[EXERCISE] In the material below, please retype the lines from the very first through the one with "linestyle=(1.0, (1.0, 4.8)))", exactly and without pictures.
-------- DATASET CONTENT --------
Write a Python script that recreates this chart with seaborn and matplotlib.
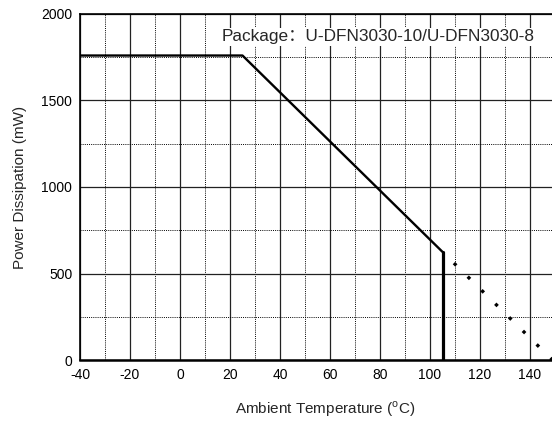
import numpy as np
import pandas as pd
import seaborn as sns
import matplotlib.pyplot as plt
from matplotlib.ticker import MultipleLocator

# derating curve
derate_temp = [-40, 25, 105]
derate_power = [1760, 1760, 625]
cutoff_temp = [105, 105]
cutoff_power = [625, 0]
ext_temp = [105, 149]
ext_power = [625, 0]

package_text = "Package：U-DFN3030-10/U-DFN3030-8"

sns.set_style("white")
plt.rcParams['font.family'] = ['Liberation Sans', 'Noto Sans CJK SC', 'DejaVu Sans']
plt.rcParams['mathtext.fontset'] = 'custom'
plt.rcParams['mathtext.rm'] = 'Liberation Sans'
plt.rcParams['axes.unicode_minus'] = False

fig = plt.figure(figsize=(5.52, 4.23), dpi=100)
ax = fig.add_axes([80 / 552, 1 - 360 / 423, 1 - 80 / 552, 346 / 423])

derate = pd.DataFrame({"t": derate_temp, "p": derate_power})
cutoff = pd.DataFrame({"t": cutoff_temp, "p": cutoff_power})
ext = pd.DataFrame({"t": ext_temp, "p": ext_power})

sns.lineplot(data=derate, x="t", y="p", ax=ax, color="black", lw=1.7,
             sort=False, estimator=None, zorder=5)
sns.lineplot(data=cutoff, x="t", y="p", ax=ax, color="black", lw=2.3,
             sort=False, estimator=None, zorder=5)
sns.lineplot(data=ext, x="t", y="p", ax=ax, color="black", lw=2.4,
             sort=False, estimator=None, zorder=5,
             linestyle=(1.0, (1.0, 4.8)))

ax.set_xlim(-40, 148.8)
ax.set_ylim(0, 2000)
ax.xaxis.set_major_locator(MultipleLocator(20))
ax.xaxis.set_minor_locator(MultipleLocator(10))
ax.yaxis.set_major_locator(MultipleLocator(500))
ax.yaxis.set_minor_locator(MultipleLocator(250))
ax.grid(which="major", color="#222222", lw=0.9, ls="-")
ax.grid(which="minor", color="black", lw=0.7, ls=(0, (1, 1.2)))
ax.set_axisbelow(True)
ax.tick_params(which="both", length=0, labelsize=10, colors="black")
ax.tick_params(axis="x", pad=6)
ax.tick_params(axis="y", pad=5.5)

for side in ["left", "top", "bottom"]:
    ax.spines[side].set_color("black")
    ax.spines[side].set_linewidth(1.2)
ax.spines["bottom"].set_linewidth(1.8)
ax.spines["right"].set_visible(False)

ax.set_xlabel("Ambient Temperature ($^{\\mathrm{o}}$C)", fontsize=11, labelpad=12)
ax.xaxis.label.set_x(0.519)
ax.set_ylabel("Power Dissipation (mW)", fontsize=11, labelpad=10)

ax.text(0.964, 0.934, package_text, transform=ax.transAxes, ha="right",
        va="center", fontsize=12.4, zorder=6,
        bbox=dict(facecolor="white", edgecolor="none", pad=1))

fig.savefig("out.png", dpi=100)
--------
[FINISHED EXERCISE]
Write a Python script that recreates this chart with seaborn and matplotlib.
import numpy as np
import pandas as pd
import seaborn as sns
import matplotlib.pyplot as plt
from matplotlib.ticker import MultipleLocator

# derating curve
derate_temp = [-40, 25, 105]
derate_power = [1760, 1760, 625]
cutoff_temp = [105, 105]
cutoff_power = [625, 0]
ext_temp = [105, 149]
ext_power = [625, 0]

package_text = "Package：U-DFN3030-10/U-DFN3030-8"

sns.set_style("white")
plt.rcParams['font.family'] = ['Liberation Sans', 'Noto Sans CJK SC', 'DejaVu Sans']
plt.rcParams['mathtext.fontset'] = 'custom'
plt.rcParams['mathtext.rm'] = 'Liberation Sans'
plt.rcParams['axes.unicode_minus'] = False

fig = plt.figure(figsize=(5.52, 4.23), dpi=100)
ax = fig.add_axes([80 / 552, 1 - 360 / 423, 1 - 80 / 552, 346 / 423])

derate = pd.DataFrame({"t": derate_temp, "p": derate_power})
cutoff = pd.DataFrame({"t": cutoff_temp, "p": cutoff_power})
ext = pd.DataFrame({"t": ext_temp, "p": ext_power})

sns.lineplot(data=derate, x="t", y="p", ax=ax, color="black", lw=1.7,
             sort=False, estimator=None, zorder=5)
sns.lineplot(data=cutoff, x="t", y="p", ax=ax, color="black", lw=2.3,
             sort=False, estimator=None, zorder=5)
sns.lineplot(data=ext, x="t", y="p", ax=ax, color="black", lw=2.4,
             sort=False, estimator=None, zorder=5,
             linestyle=(1.0, (1.0, 4.8)))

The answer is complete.